Irene Pietro, de Ruca Choroy, recordaba la historia de su abuela, a quien:
(…) la agarraron los indígenas y la tomaron cautiva. Se llamaba Margarita Castro. Creo que tenían un ranchito en la veranada, según ella decía. Estaban tostando trigo. En eso llegó el malón y se la llevaron. Estaba con otra hermana. Sería por Chos Malal, por el norte. Cuando los padres llegaron, no la encontraron. Se la ataron a la cintura en el anca, para que no se dejen tirar del caballo. Le sacaron carne de los pies para que no caminen y no se vayan. Eso contaba mi abuela. ¡Si tenía unas conversaciones! (en Giglio, p. 170).
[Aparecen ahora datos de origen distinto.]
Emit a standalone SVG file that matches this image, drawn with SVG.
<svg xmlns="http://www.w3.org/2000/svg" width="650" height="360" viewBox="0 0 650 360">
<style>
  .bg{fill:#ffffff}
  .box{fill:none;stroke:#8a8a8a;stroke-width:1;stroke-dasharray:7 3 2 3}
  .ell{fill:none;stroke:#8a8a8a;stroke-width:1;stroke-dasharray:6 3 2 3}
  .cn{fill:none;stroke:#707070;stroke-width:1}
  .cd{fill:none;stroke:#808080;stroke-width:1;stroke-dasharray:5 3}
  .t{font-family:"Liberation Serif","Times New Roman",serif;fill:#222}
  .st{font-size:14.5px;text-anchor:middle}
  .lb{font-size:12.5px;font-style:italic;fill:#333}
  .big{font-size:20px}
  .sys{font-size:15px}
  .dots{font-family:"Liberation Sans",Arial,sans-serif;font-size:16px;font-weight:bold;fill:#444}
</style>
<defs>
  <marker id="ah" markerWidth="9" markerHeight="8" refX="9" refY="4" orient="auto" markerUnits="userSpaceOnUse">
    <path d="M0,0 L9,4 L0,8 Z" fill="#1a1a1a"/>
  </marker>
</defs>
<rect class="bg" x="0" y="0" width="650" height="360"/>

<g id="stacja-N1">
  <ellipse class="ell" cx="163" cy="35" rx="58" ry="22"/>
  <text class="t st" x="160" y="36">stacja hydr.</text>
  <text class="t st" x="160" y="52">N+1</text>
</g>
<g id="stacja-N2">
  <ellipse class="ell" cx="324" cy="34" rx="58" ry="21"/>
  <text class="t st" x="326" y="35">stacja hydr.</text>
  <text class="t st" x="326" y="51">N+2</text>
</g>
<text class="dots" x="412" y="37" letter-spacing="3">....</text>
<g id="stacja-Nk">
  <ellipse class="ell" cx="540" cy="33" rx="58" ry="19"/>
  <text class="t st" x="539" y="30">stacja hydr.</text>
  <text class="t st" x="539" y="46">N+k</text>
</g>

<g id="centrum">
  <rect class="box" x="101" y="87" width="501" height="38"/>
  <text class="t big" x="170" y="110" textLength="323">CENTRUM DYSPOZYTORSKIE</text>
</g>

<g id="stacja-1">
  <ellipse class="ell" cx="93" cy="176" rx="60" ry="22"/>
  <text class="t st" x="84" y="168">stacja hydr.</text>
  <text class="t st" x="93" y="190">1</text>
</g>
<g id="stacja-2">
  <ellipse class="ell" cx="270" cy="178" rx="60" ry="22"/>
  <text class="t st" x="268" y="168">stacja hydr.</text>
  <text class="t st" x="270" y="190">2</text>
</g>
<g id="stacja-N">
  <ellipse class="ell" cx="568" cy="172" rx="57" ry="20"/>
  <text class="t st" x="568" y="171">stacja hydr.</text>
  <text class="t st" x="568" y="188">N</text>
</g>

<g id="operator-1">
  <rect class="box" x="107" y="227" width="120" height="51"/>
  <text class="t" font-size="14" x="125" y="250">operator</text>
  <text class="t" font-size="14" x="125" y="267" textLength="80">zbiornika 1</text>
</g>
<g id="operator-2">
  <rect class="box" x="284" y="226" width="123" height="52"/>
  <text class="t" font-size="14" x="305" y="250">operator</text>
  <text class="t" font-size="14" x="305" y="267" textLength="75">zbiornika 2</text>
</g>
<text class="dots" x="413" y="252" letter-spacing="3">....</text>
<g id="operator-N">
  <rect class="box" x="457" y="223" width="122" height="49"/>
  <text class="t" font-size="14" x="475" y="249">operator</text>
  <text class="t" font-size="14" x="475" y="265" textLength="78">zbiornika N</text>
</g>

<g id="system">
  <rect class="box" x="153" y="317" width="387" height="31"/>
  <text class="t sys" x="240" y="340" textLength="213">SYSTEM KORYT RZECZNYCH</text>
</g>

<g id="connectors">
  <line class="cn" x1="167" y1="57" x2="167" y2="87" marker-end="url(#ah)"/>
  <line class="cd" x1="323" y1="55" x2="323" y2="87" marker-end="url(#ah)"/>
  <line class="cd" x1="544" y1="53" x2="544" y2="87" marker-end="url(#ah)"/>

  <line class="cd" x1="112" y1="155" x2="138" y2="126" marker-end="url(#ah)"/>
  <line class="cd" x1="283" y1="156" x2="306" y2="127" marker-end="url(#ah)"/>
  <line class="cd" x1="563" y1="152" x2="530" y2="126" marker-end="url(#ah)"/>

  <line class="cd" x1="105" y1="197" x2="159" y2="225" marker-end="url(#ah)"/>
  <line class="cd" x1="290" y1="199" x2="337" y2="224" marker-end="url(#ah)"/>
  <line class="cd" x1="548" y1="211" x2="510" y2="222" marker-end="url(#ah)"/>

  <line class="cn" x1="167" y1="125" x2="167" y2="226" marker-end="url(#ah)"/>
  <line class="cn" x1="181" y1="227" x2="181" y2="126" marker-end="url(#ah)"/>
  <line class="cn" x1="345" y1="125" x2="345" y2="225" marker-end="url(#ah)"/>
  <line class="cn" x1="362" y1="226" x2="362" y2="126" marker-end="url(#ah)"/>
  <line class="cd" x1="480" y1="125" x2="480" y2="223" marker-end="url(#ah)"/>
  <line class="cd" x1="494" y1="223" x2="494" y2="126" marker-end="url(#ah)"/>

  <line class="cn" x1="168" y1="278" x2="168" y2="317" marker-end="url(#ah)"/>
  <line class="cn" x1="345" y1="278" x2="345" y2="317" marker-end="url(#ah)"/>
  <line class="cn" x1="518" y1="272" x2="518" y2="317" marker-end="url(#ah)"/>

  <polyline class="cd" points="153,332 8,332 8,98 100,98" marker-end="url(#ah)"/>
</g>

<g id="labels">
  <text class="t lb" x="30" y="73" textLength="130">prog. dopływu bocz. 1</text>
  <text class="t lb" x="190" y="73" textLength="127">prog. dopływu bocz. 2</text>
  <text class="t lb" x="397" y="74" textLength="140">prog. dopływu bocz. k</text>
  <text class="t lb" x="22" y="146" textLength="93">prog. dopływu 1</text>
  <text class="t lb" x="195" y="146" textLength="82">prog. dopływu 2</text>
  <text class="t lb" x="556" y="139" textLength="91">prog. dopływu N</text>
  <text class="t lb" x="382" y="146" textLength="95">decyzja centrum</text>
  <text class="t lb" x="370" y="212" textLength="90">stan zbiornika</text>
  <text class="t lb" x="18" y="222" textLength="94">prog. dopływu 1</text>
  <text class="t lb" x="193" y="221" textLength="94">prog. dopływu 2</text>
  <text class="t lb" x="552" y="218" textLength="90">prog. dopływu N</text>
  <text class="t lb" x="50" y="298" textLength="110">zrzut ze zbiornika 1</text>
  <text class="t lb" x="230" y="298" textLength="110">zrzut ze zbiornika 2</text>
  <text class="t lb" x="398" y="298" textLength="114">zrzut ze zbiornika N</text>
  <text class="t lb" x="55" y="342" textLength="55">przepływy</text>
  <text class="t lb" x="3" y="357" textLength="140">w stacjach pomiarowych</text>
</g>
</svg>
En síntesis, el cautiverio femenino fue una condición de larga duración. A pesar de que la venta, rapto e intercambio de personas ya habían sido prohibidas por los españoles por ordenanza real fechada en 1679, las transacciones continuaron produciéndose hasta las postrimerías del siglo xix. Las víctimas fueron niñas y mujeres jóvenes, de diferentes niveles sociales, procedencias étnicas y colores de piel, aunque, por lo general, fue flagelo de las más pobres y vulnerables, que habitaban en zona de frontera.
Y fue un camino de ida: una vez cautiva, cautiva por siempre.
El libro tiene un prólogo escrito por Dora Barrancos y aquí se detallan características de las autoras: Laura Méndez es Doctora en Historia y Especialista en Estudios de la Mujer y de Género. Docente de grado y posgrado de la Universidad Nacional del Comahue en Bariloche. Se especializa en los estudios histórico-culturales y educativos de la Patagonia Norte.
Mónica de Torres Curth es Doctora en Biología, Magíster en Enseñanza de las Ciencias Exactas y Naturales y su formación de grado es en Matemática. Es escritora, y se dedica en particular al género cuento.
Julieta Santos es Magíster en Derechos Humanos y Políticas Sociales, y Licenciada en Ciencias de la Educación. Actualmente es becaria doctoral CONICET. Su área de investigación son los Derechos Humanos y la formación docente. Es escritora y poeta.